On our way to church Kaitlyn suddenly blurted out "My Daddy didn't keep his promise." Well I didn't know what promise her Daddy made her but parents do make promises from time to time that they don't keep. And kids don't forget this. So I asked KAitlyn what was the promise her Daddy made but did not keep.

"He promised he wouldn't stop eating only he did stop eating."

Now you've got to know that this sentence made no sense at all to me. It would make sense had she said he promised to stop drinking but I heard correctly. Kaitlyn said her father promised he would NOT stop eating. Although Kaitlyn's father does not especially have a problem with drinking, allow me to state here. Still fathers promise to stop drinking all the time and this was what I thought was what she was trying to say.

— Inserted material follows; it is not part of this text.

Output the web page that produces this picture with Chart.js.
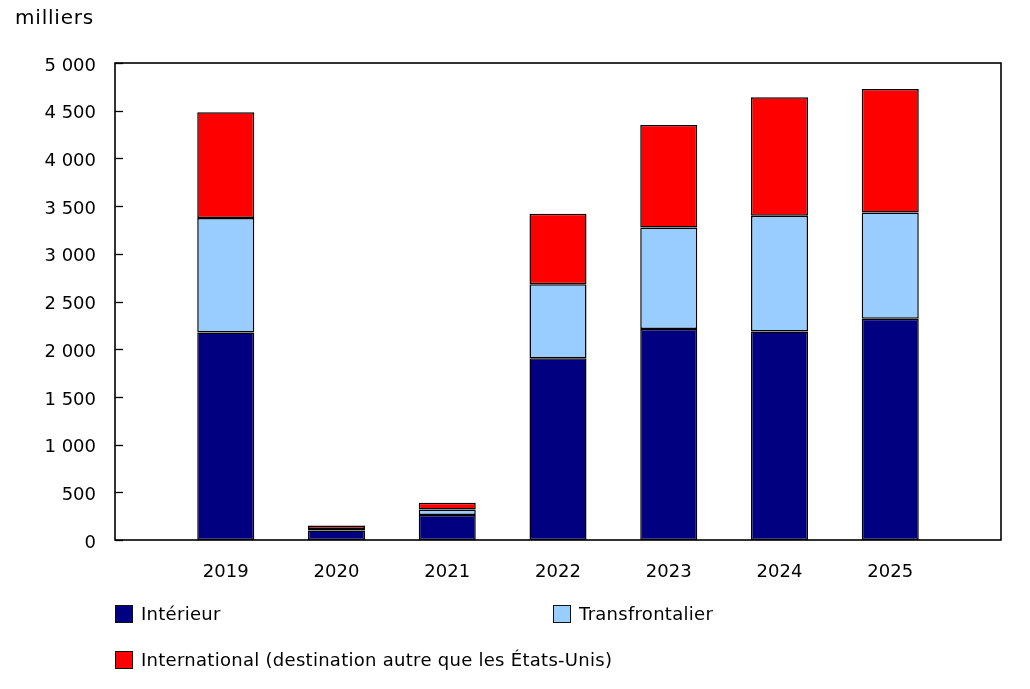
<!DOCTYPE html>
<html lang="fr">
<head>
<meta charset="utf-8">
<script src="https://cdn.jsdelivr.net/npm/chart.js@4"></script>
<style>
    body { margin: 0; background: #fff; font-family: "DejaVu Sans", Verdana, sans-serif; }
    #wrap { position: relative; width: 1030px; height: 689px; }
    #unit { position: absolute; left: 15px; top: 5px; font-size: 20px; letter-spacing: 0.8px; color: #000; }
    .leg { position: absolute; font-size: 18px; letter-spacing: 0.28px; color: #000; display: flex; align-items: center; }
    .leg span.box { width: 16px; height: 16px; border: 1px solid #111; margin-right: 8px; display: inline-block; }
</style>
</head>
<body>
<div id="wrap">
    <canvas id="chart" width="1030" height="689"></canvas>
    <div id="unit">milliers</div>
    <div id="legend"></div>
</div>
<script>
// années (cases vides aux deux bouts pour l'espace avant 2019 et après 2025)
const years = ['', '2019', '2020', '2021', '2022', '2023', '2024', '2025', ''];

// milliers de voyageurs
const interieur = [null, 2175, 100, 262, 1906, 2213, 2185, 2318, null];
const transfrontalier = [null, 1200, 15, 58, 776, 1063, 1214, 1115, null];
const international = [null, 1110, 38, 70, 738, 1074, 1241, 1295, null];

const seriesNames = ['Intérieur', 'Transfrontalier', 'International (destination autre que les États-Unis)'];
const seriesColors = ['#000080', '#99ccff', '#ff0000'];
const yTicks = [0, 500, 1000, 1500, 2000, 2500, 3000, 3500, 4000, 4500, 5000];

function fmt(v) {
    return v.toString().replace(/\B(?=(\d{3})+(?!\d))/g, ' ');
}

// cadre autour du graphique + petites marques vers l'intérieur sur l'axe y
const framePlugin = {
    id: 'frame',
    afterDatasetsDraw(chart) {
        const ctx = chart.ctx;
        const a = chart.chartArea;
        const y = chart.scales.y;
        ctx.save();
        ctx.strokeStyle = '#000';
        ctx.lineWidth = 1.6;
        ctx.strokeRect(a.left, a.top, a.right - a.left, a.bottom - a.top);
        ctx.lineWidth = 1.3;
        yTicks.forEach(t => {
            const py = Math.round(y.getPixelForValue(t)) + 0.5;
            ctx.beginPath();
            ctx.moveTo(a.left, py);
            ctx.lineTo(a.left + 8, py);
            ctx.stroke();
        });
        ctx.restore();
    }
};

Chart.defaults.font.family = '"DejaVu Sans", Verdana, sans-serif';
Chart.defaults.font.size = 18;
Chart.defaults.color = '#000';

const datasets = [interieur, transfrontalier, international].map((d, i) => ({
    label: seriesNames[i],
    data: d,
    backgroundColor: seriesColors[i],
    borderColor: '#000',
    borderWidth: 1.5,
    borderSkipped: false,
    barPercentage: 1,
    categoryPercentage: 0.515
}));

new Chart(document.getElementById('chart'), {
    type: 'bar',
    data: { labels: years, datasets: datasets },
    options: {
        responsive: false,
        animation: false,
        layout: { padding: { top: 63, right: 29, left: 0, bottom: 0 } },
        plugins: {
            legend: { display: false },
            tooltip: { enabled: false }
        },
        scales: {
            x: {
                stacked: true,
                offset: false,
                grid: { display: false, drawTicks: false },
                border: { display: false },
                ticks: { padding: 22, maxRotation: 0, autoSkip: false },
                afterFit: s => { s.height = 149; }
            },
            y: {
                stacked: true,
                min: 0,
                max: 5000,
                grid: { display: false, drawTicks: false },
                border: { display: false },
                afterBuildTicks: s => { s.ticks = yTicks.map(v => ({ value: v })); },
                ticks: { padding: 19, labelOffset: 3, callback: v => fmt(v) },
                afterFit: s => { s.width = 115; }
            }
        }
    },
    plugins: [framePlugin]
});

// légende en HTML, positionnée comme dans l'original
const legPos = [[115, 604], [553, 604], [115, 650]];
const legend = document.getElementById('legend');
seriesNames.forEach((name, i) => {
    const el = document.createElement('div');
    el.className = 'leg';
    el.style.left = legPos[i][0] + 'px';
    el.style.top = (legPos[i][1] - 1) + 'px';
    el.innerHTML = `<span class="box" style="background:${seriesColors[i]}"></span>${name}`;
    legend.appendChild(el);
});
</script>
</body>
</html>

It was when I pulled into the driveway of KAitlyn's house and her father came out to the car to help unload that it all made sense. For just as soon as Kaitlyn saw her father she looked at me very pointedly and said "He's not dead!"

"Well of course your father's not dead," I said, very surprised that she even thought such a thing.

"You lied to me," Kaitlyn said as her father lifted her from her car seat, "you told me that Mommy's Daddy was dead."

Kaitlyn's father then explained that her Mommy's Daddy was, indeed, passed on but the whole truth and realization came crushing down in my brain. Kaitlyn thought, for whatever reason and through faulty interpretation of my words, that her "Mommy's Daddy" was the same as her Daddy and the poor child had spent almost 24 hours thinking her own father had died! I recalled the few times she pressed me to explain who was her Daddy's Mommy and that vein of thought and now I knew why she kept pressing for an explanation.

As for her comment about her Daddy breaking a promise about not stopping eating, I recalled that it was just a few days before her visit that the beloved dog of her paternal grandparents had to be put to sleep. The dog was old and had, indeed, stopped eating, something that pets do all the time when they are very ill. Kaitlyn's only exposure to death in her three and a half years of life was by this dog and somehow Kaitlyn got all confused in her mind, thinking her father had died because he had stopped eating. Like her grandparent's dog.

At any rate KAitlyn was very happy that her father was still alive but I now cringe at the thought of this child fretting because she thought her father had stopped eating and had to be put to sleep.

Thus and so this is how language is learned. Sometimes the youngsters pick it up right away, often they have to search their limited memory banks to make sense of words, phrases and expressions that confuse them.

I'll still never quite get over that poor child thinking that her father had died. The poor thing.